Name: Gregory Mosby, Jr.
Title: Research Astrophysicist
Organization: NASA GSFC – Code 665 Observational Cosmology Lab
What do you do at Goddard and why does it interest you?
I do research on how galaxies change and grow over time, with an emphasis on trying to understand how the supermassive black holes in the centers of galaxies might impact this growth. Related to this work, I work with near-infrared detectors to optimize their performance for answering scientific questions. Specifically, I’m a detector scientist on the Nancy Grace Roman Space Telescope project science team, and I’m helping the project select its 18 flight detectors. All of this work is interesting to me because it involves solving multifaceted problems that cross the boundaries of disciplines. And it’s exciting to work on developing new ways to solve these problems whether it includes borrowing techniques from statistics, physics, or applied math.

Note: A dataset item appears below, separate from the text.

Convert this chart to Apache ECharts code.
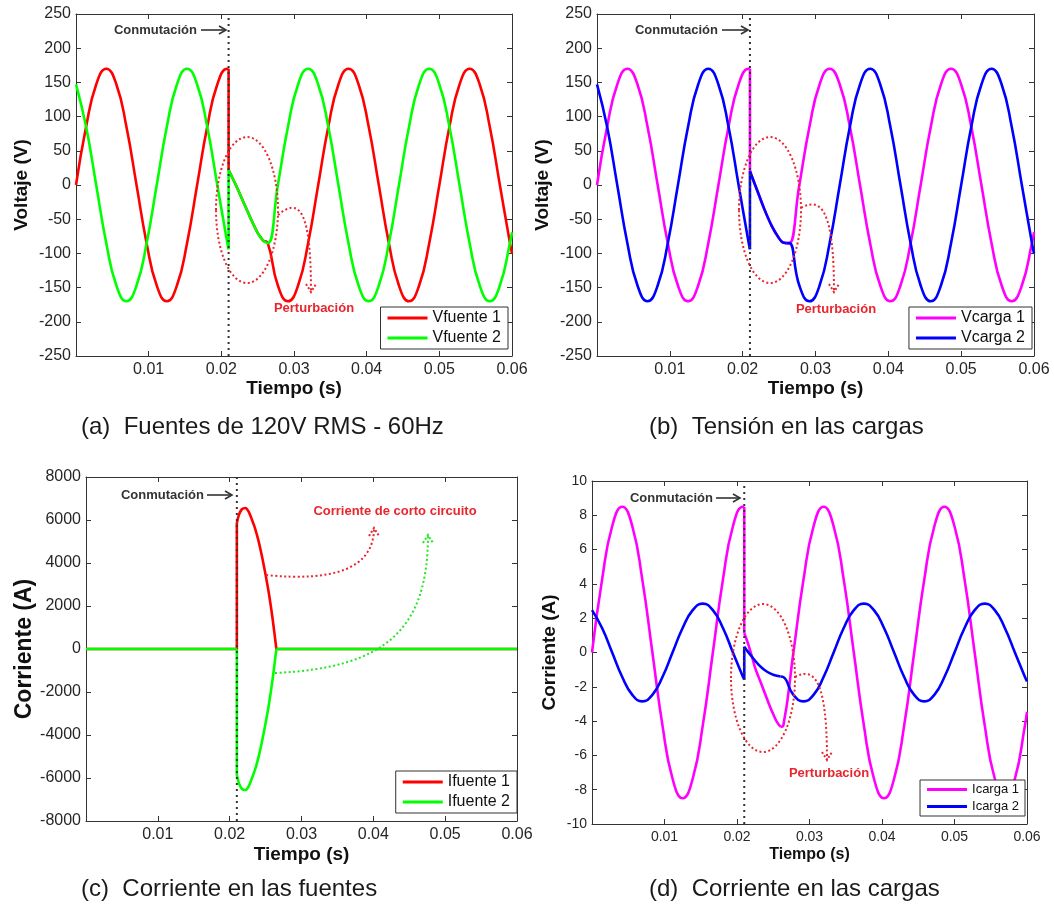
<!DOCTYPE html>
<html>
<head>
<meta charset="utf-8">
<script src="https://cdn.jsdelivr.net/npm/echarts/dist/echarts.min.js"></script>
<style>
  html, body { margin: 0; padding: 0; background: #fff; }
  #chart { width: 1054px; height: 909px; }
</style>
</head>
<body>
<div id="chart"></div>
<script>
// tiempos de muestreo (s), un punto cada 30 grados de la onda de 60 Hz
var tiempoPre = [0, 0.00139, 0.00278, 0.00417, 0.00556, 0.00694, 0.00833, 0.00972, 0.01111,
  0.0125, 0.01389, 0.01528, 0.01667, 0.01806, 0.01944, 0.02083, 0.021];
var tiempoPost = [0.02639, 0.02778, 0.02917, 0.03056, 0.03194, 0.03333, 0.03472, 0.03611, 0.0375,
  0.03889, 0.04028, 0.04167, 0.04306, 0.04444, 0.04583, 0.04722, 0.04861, 0.05, 0.05139, 0.05278,
  0.05417, 0.05556, 0.05694, 0.05833, 0.05972, 0.06];
var tConmutacion = 0.021;

// (a) voltaje en las fuentes
var vFuente1Pre = [0, 85, 147, 170, 147, 85, 0, -85, -147, -170, -147, -85, 0, 85, 147, 170, 170];
var vFuente2Pre = [147, 85, 0, -85, -147, -170, -147, -85, 0, 85, 147, 170, 147, 85, 0, -85, -94];
var tPerturbA = [0.021, 0.022, 0.023, 0.024, 0.025, 0.0258];
var vPerturbA = [22, 0, -24, -48, -70, -82];
var vFuente1Post = [-85, -147, -170, -147, -85, 0, 85, 147, 170, 147, 85, 0, -85, -147, -170, -147, -85,
  0, 85, 147, 170, 147, 85, 0, -85, -100];
var vFuente2Post = [-85, 0, 85, 147, 170, 147, 85, 0, -85, -147, -170, -147, -85, 0, 85, 147, 170,
  147, 85, 0, -85, -147, -170, -147, -85, -69];

// (b) tension en las cargas
var vCarga1Pre = [0, 85, 147, 170, 147, 85, 0, -85, -147, -170, -147, -85, 0, 85, 147, 170, 170];
var vCarga2Pre = [147, 85, 0, -85, -147, -170, -147, -85, 0, 85, 147, 170, 147, 85, 0, -85, -94];
var tPerturbB = [0.021, 0.022, 0.023, 0.024, 0.025, 0.0255, 0.026];
var vPerturbB = [20, -8, -36, -60, -78, -84, -85];
var vCarga1Post = [-85, 0, 85, 147, 170, 147, 85, 0, -85, -147, -170, -147, -85, 0, 85, 147, 170,
  147, 85, 0, -85, -147, -170, -147, -85, -69];
var vCarga2Post = [-85, -147, -170, -147, -85, 0, 85, 147, 170, 147, 85, 0, -85, -147, -170, -147, -85,
  0, 85, 147, 170, 147, 85, 0, -85, -100];

// (c) corriente en las fuentes
var tIniC = [0, 0.021];
var iFuente1Ini = [0, 0];
var iFuente2Ini = [0, 0];
var tCorto = [0.021, 0.0213, 0.0217, 0.0222, 0.0227, 0.023, 0.0235, 0.024, 0.0245, 0.025, 0.0255, 0.026, 0.0265];
var iFuente1Corto = [5860, 6250, 6500, 6560, 6350, 6100, 5650, 5050, 4300, 3450, 2500, 1350, 0];
var iFuente2Corto = [-5860, -6250, -6500, -6560, -6350, -6100, -5650, -5050, -4300, -3450, -2500, -1350, 0];
var tFinC = [0.06];
var iFuente1Fin = [0];
var iFuente2Fin = [0];

// (d) corriente en las cargas
var iCarga1Pre = [0, 4.25, 7.36, 8.5, 7.36, 4.25, 0, -4.25, -7.36, -8.5, -7.36, -4.25, 0, 4.25, 7.36, 8.5, 8.48];
var iCarga2Pre = [2.47, 1.43, 0, -1.43, -2.47, -2.85, -2.47, -1.43, 0, 1.43, 2.47, 2.85, 2.47, 1.43, 0, -1.43, -1.58];
var tPerturbD = [0.021, 0.0215, 0.022, 0.0225, 0.023, 0.0235, 0.024, 0.0245, 0.025, 0.0255, 0.026];
var iCarga1Perturb = [1.12, 0.55, -0.15, -0.9, -1.45, -2.0, -2.55, -3.1, -3.6, -4.05, -4.33];
var iCarga2Perturb = [0.34, 0.05, -0.22, -0.48, -0.72, -0.92, -1.08, -1.20, -1.30, -1.36, -1.40];
var iCarga1Post = [-4.25, 0, 4.25, 7.36, 8.5, 7.36, 4.25, 0, -4.25, -7.36, -8.5, -7.36, -4.25, 0, 4.25, 7.36, 8.5,
  7.36, 4.25, 0, -4.25, -7.36, -8.5, -7.36, -4.25, -3.46];
var iCarga2Post = [-1.43, -2.47, -2.85, -2.47, -1.43, 0, 1.43, 2.47, 2.85, 2.47, 1.43, 0, -1.43, -2.47, -2.85, -2.47, -1.43,
  0, 1.43, 2.47, 2.85, 2.47, 1.43, 0, -1.43, -1.68];

// ejes y: [min, max, intervalo]
var ejeVoltaje = [-250, 250, 50];
var ejeCorrienteFuente = [-8000, 8000, 2000];
var ejeCorrienteCarga = [-10, 10, 2];

var FUENTE = '"Liberation Sans", Arial, sans-serif';
var ROJO = '#ff0000', VERDE = '#00ff00', MAGENTA = '#ff00ff', AZUL = '#0000ff';
var NOTA = '#e8262d';

var myChart = echarts.init(document.getElementById('chart'));

function zip(ts, vs) {
  return ts.map(function (t, i) { return [t, vs[i]]; });
}

// cada curva: tramo previo, salto en la conmutacion, perturbacion, tramo posterior
function piezas(nombre, color, g, tPre, vPre, tMid, vMid, tPost, vPost) {
  var pre = zip(tPre, vPre);
  var mid = zip(tMid, vMid);
  var salto = [pre[pre.length - 1], mid[0]];
  var post = [mid[mid.length - 1]].concat(zip(tPost, vPost));
  return [pre, salto, mid, post].map(function (d, j) {
    return {
      name: nombre, type: 'line', xAxisIndex: 2 * g, yAxisIndex: 2 * g,
      data: d, symbol: 'none', showSymbol: false, silent: true,
      smooth: j === 1 ? false : (j === 2 ? 0.3 : 0.5),
      lineStyle: { color: color, width: 2.6 }, itemStyle: { color: color }
    };
  });
}

var rejillas = [
  { left: 76, top: 14, width: 436, height: 342 },
  { left: 597, top: 14, width: 437, height: 342 },
  { left: 86, top: 477, width: 431, height: 344 },
  { left: 592, top: 481, width: 435, height: 343 }
];
var configEjes = [
  { y: ejeVoltaje, nombre: 'Voltaje (V)', fs: 16, fnx: 19, fny: 19, gapX: 23, gapY: 45 },
  { y: ejeVoltaje, nombre: 'Voltaje (V)', fs: 16, fnx: 19, fny: 19, gapX: 23, gapY: 45 },
  { y: ejeCorrienteFuente, nombre: 'Corriente (A)', fs: 16, fnx: 19, fny: 23, gapX: 24, gapY: 46 },
  { y: ejeCorrienteCarga, nombre: 'Corriente (A)', fs: 14, fnx: 16, fny: 19, gapX: 23, gapY: 33 }
];

var lineaEje = { onZero: false, lineStyle: { color: '#333', width: 1 } };
var marcaEje = { inside: true, length: 5, lineStyle: { color: '#333' } };

var xAxis = [], yAxis = [];
configEjes.forEach(function (c, g) {
  xAxis.push({
    gridIndex: g, type: 'value', min: 0, max: 0.06, interval: 0.01,
    axisLine: lineaEje, axisTick: marcaEje, splitLine: { show: false },
    axisLabel: {
      margin: 6, fontSize: c.fs, color: '#262626', fontFamily: FUENTE,
      formatter: function (v) { return v === 0 ? '' : v.toFixed(2); }
    },
    name: 'Tiempo (s)', nameLocation: 'middle', nameGap: c.gapX,
    nameTextStyle: { fontSize: c.fnx, fontWeight: 'bold', color: '#111', fontFamily: FUENTE }
  });
  xAxis.push({
    gridIndex: g, type: 'value', position: 'top', min: 0, max: 0.06, interval: 0.01,
    axisLine: lineaEje, axisTick: marcaEje, axisLabel: { show: false }, splitLine: { show: false }
  });
  yAxis.push({
    gridIndex: g, type: 'value', min: c.y[0], max: c.y[1], interval: c.y[2],
    axisLine: lineaEje, axisTick: marcaEje, splitLine: { show: false },
    axisLabel: {
      margin: 5, fontSize: c.fs, color: '#262626', fontFamily: FUENTE,
      formatter: function (v) { return String(v); }
    },
    name: c.nombre, nameLocation: 'middle', nameGap: c.gapY,
    nameTextStyle: { fontSize: c.fny, fontWeight: 'bold', color: '#111', fontFamily: FUENTE }
  });
  yAxis.push({
    gridIndex: g, type: 'value', position: 'right', min: c.y[0], max: c.y[1], interval: c.y[2],
    axisLine: lineaEje, axisTick: marcaEje, axisLabel: { show: false }, splitLine: { show: false }
  });
});

var series = [].concat(
  piezas('Vfuente 1', ROJO, 0, tiempoPre, vFuente1Pre, tPerturbA, vPerturbA, tiempoPost, vFuente1Post),
  piezas('Vfuente 2', VERDE, 0, tiempoPre, vFuente2Pre, tPerturbA, vPerturbA, tiempoPost, vFuente2Post),
  piezas('Vcarga 1', MAGENTA, 1, tiempoPre, vCarga1Pre, tPerturbB, vPerturbB, tiempoPost, vCarga1Post),
  piezas('Vcarga 2', AZUL, 1, tiempoPre, vCarga2Pre, tPerturbB, vPerturbB, tiempoPost, vCarga2Post),
  piezas('Ifuente 1', ROJO, 2, tIniC, iFuente1Ini, tCorto, iFuente1Corto, tFinC, iFuente1Fin),
  piezas('Ifuente 2', VERDE, 2, tIniC, iFuente2Ini, tCorto, iFuente2Corto, tFinC, iFuente2Fin),
  piezas('Icarga 1', MAGENTA, 3, tiempoPre, iCarga1Pre, tPerturbD, iCarga1Perturb, tiempoPost, iCarga1Post),
  piezas('Icarga 2', AZUL, 3, tiempoPre, iCarga2Pre, tPerturbD, iCarga2Perturb, tiempoPost, iCarga2Post)
);
// linea punteada de conmutacion, de abajo a arriba del eje
configEjes.forEach(function (c, g) {
  series.push({
    type: 'line', xAxisIndex: 2 * g, yAxisIndex: 2 * g, z: 5, silent: true,
    data: [[tConmutacion, c.y[0]], [tConmutacion, c.y[1]]], symbol: 'none',
    lineStyle: { color: '#333', width: 2, type: [2, 4] }
  });
});

function leyenda(nombres, right, top, fs, pad) {
  return {
    data: nombres, orient: 'vertical', right: right, top: top,
    icon: 'rect', itemWidth: 40, itemHeight: 3, itemGap: 4, padding: pad,
    borderColor: '#333', borderWidth: 1, backgroundColor: '#fff',
    selectedMode: false,
    textStyle: { fontSize: fs, color: '#111', fontFamily: FUENTE }
  };
}

function conmutacion(xFin, y, x1, x2) {
  return [
    { type: 'text', x: xFin, y: y, z: 10,
      style: { text: 'Conmutación', font: 'bold 13px ' + FUENTE, fill: '#333', align: 'right', verticalAlign: 'middle' } },
    { type: 'line', z: 10, shape: { x1: x1, y1: y, x2: x2, y2: y }, style: { stroke: '#333', lineWidth: 1.6 } },
    { type: 'polyline', z: 10, shape: { points: [[x2 - 7, y - 4], [x2, y], [x2 - 7, y + 4]] },
      style: { stroke: '#333', lineWidth: 1.6, fill: null } }
  ];
}

function elipse(cx, cy, rx, ry) {
  return { type: 'ellipse', z: 10, shape: { cx: cx, cy: cy, rx: rx, ry: ry },
    style: { stroke: NOTA, fill: null, lineWidth: 2, lineDash: [2, 2.5] } };
}

function curvaFlecha(s, color, arriba) {
  var px = s[6], py = s[7];
  var d = arriba ? 8 : -8;
  return [
    { type: 'bezierCurve', z: 10,
      shape: { x1: s[0], y1: s[1], cpx1: s[2], cpy1: s[3], cpx2: s[4], cpy2: s[5], x2: px, y2: py },
      style: { stroke: color, fill: null, lineWidth: 2, lineDash: [2, 2.5] } },
    { type: 'polyline', z: 10, shape: { points: [[px - 5, py + d], [px, py], [px + 5, py + d]] },
      style: { stroke: color, fill: null, lineWidth: 2, lineDash: [2, 2] } }
  ];
}

function nota(texto, x, y, color) {
  return { type: 'text', x: x, y: y, z: 10,
    style: { text: texto, font: 'bold 13px ' + FUENTE, fill: color, align: 'center', verticalAlign: 'middle' } };
}

var graficos = [].concat(
  conmutacion(197, 30, 201, 226),
  conmutacion(718, 30, 722, 748),
  conmutacion(204, 495, 207, 232),
  conmutacion(713, 498, 716, 740),
  [elipse(247, 210, 31, 73), elipse(770, 210, 31, 73), elipse(763, 678, 32, 74)],
  curvaFlecha([278, 215, 300, 196, 311, 212, 311, 292], NOTA, false),
  curvaFlecha([801, 208, 822, 196, 834, 212, 834, 292], NOTA, false),
  curvaFlecha([795, 677, 815, 666, 827, 682, 827, 760], NOTA, false),
  curvaFlecha([266, 575, 335, 582, 374, 568, 374, 528], NOTA, true),
  curvaFlecha([275, 673, 385, 668, 428, 630, 428, 535], '#22e622', true),
  [
    nota('Perturbación', 314, 308, NOTA),
    nota('Perturbación', 836, 309, NOTA),
    nota('Perturbación', 829, 773, NOTA),
    nota('Corriente de corto circuito', 395, 511, NOTA)
  ]
);

function subtitulo(texto, left, top) {
  return { text: texto, left: left, top: top, padding: 0,
    textStyle: { fontSize: 24, fontWeight: 'normal', color: '#1a1a1a', fontFamily: FUENTE } };
}

var option = {
  animation: false,
  textStyle: { fontFamily: FUENTE },
  title: [
    subtitulo('(a)  Fuentes de 120V RMS - 60Hz', 81, 415),
    subtitulo('(b)  Tensión en las cargas', 649, 415),
    subtitulo('(c)  Corriente en las fuentes', 81, 877),
    subtitulo('(d)  Corriente en las cargas', 649, 877)
  ],
  grid: rejillas,
  xAxis: xAxis,
  yAxis: yAxis,
  legend: [
    leyenda(['Vfuente 1', 'Vfuente 2'], 546, 307, 16, [3, 7, 3, 7]),
    leyenda(['Vcarga 1', 'Vcarga 2'], 22, 307, 16, [3, 7, 3, 7]),
    leyenda(['Ifuente 1', 'Ifuente 2'], 537, 771, 16, [3, 7, 3, 7]),
    leyenda(['Icarga 1', 'Icarga 2'], 29, 780, 13, [3, 6, 3, 7])
  ],
  graphic: graficos,
  series: series
};

myChart.setOption(option);
</script>
</body>
</html>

What is your education background, and how did you end up at Goddard?
I went to public school throughout elementary, middle, and high school in Memphis, Tennessee. I attended Yale University for college, and that’s when I decided to branch out and explore physics. I had always been interested in physics since I started calculus in high school, but I opted to take advanced chemistry. I was always fascinated by the astronomy and physics shows on PBS, NOVA, and Discovery Channel, but I never saw those as options for myself. However, in college I let my curiosity steer me, and I signed up for my first physics class. I was instantly hooked. I definitely felt behind, but I connected with the calculus and enjoyed how physics could be used to make sense of the world. I persevered, and in short time participated in my first paid summer research project thanks to the STARS program that was headed up by a magnanimous black chemist Dr. Iona Black. That summer introduced me to science research as a career or something that I could use to support myself and family.
By my junior year, I had committed to physics and astronomy even though they weren’t my easiest classes. I had my first astronomy research experience with Dr. Lori Allen, classifying young stellar objects in a molecular cloud in Orion. I really enjoyed getting to use computer programming and the observational astronomy I’d been learning to answer questions about the universe.
After college, I attended graduate school at University of Wisconsin, where I was an NSF Graduate Fellow. After receiving my PhD, I won a NASA Postdoctoral Program Fellowship at NASA Goddard, where I later applied for a permanent civil servant job in the Astrophysics Science Division to continue my work on observational astronomy and near infrared instrumentation.
What is a challenge you have faced and overcome in your education and career?
While I was successful in Wisconsin, at the same time it could be very isolating as one of only a few hundred Black graduate and professional students in all of UW Madison. In my time there, I’d befriended other marginalized colleagues from the graduate school’s multicultural student network, but ultimately myself and a team of other graduate students including Grey Batie and Karla Hall restarted the Black Graduate and Professional Student Association to be able to connect Black students across the campus. Creating a space on campus for Black students to be our full selves together on campus was a key to my success in Wisconsin. And I would encourage the budding scientists out there to seek out opportunities to be in community with one another and support one another, because no one succeeds alone.
What drew you to study near-infrared instrumentation and galaxy evolution today?
The detectors that we use to record images of the sky are a key part of how we make sense of the world around us. These devices perform a simple function, but as we push to make more sensitive and careful measurements, their operation and optimization becomes a fascinating problem. I could say the same thing about looking at galaxies and their colors, which we use to infer their growth histories. We see galaxies at a snapshot in time, but with careful analysis we can tease apart the role these large concentrations of stars play in the history of the universe, and ultimately what role they will play in the future. Galaxies host the largest concentrations of normal matter in the universe (including you and me!) so understanding their past and fate is a gripping problem.
What is the coolest “fun space fact” that you have learned in your time working at Goddard?
From estimates using planets detected using a technique called microlensing, we think on average every star in the Milky Way galaxy has at least 1 planet.
What do you enjoy doing outside of work?
I love playing and listening to music. I play saxophone (alto primarily), but have been learning piano and guitar, and would love to play even more instruments.
By Brooke Hess Homeier
NASA’s Goddard Space Flight Center in Greenbelt, Md.